Capt Watts says the two domains differ markedly in relation to quality of service and “… at this stage they need to be managed separately.”

The third line of activity is the sensing — “all the things that we do to collect, sift, analyze and present information to support a Commander’s decision making process.

“The fourth line is the ‘effector’, all those capabilities which physically generate effects … to deliver defence policy outcomes. As we move towards an effects based approach to developing capability, the effector line will gradually cease to be defined in terms of platforms.

“Our NEC road map [is] comparable to the ADF’s [except] that we have elected to base ours on the four lines of activity identified above, our major projects are subordinate to those lines of activity. However, the NZDF’s NEC capability goals are drawn from the ADF’s NCW Road Map.

“We took that decision for two reasons: One, they are well expressed, and well aligned with the NZDF needs. Two, given the emphasis our Government places on defence complementarity with Australia, we saw merit in having the same capability goals.

“[Our] NEC strategy document also establishes a governance structure; we have created communities of interest, based on lines of activity in the road map, it being a very important principle of any IT strategy [to] bring stake holders together. You give people a chance for their views to be heard and their goals or activities are further synthesised at an intermediate level by the NEC board, membership of which is at the one star level.”

High level support
A two star sub-committee of the executive leadership team executes the NEC Road Map as a whole.

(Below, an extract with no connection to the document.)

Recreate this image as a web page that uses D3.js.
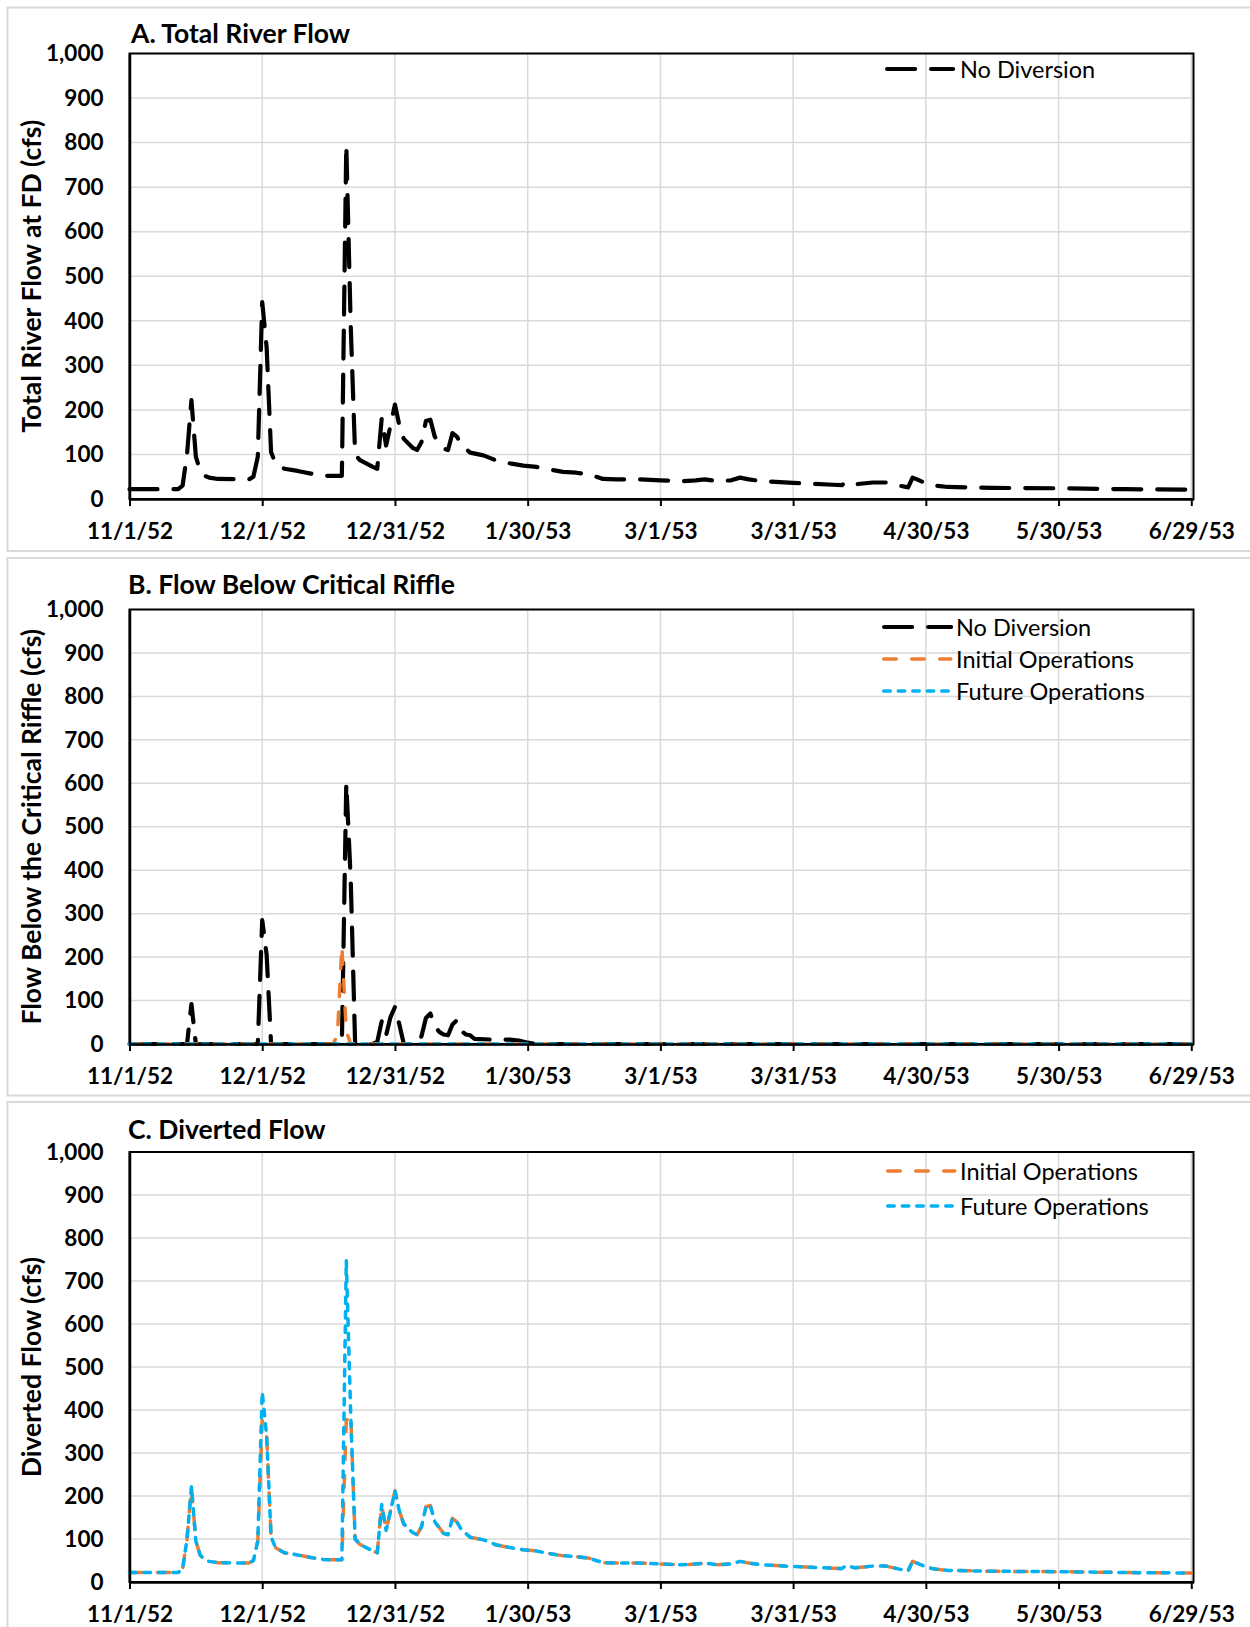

“My job was created because we had some major NEC capability projects where we needed to concentrate program management resources, including JCCS and DEFSATCOM.

“In working those projects it became evident that the NZDF needed a framework, a road map and a governance structure. This recognition led to the production of the 24-page NEC Strategy document, a combined NZDF Development Branch and CIS Branch effort.’

“The NZDF is looking at the capabilities that it needs beyond the span of the current Long Term Defence Plan (LTDP). We believe the effector line of activity needs to move away from the current platform centric focus on aeroplanes, ships and vehicles, to a systems or effects based focus in which [the platforms] are components of an information enabled network capable of generating synthesised effects. People are and will remain the most important elements of those networks.

“Over time, as the NEC framework becomes more embedded, command and control will become more stakeholder driven and less the responsibility of individuals.”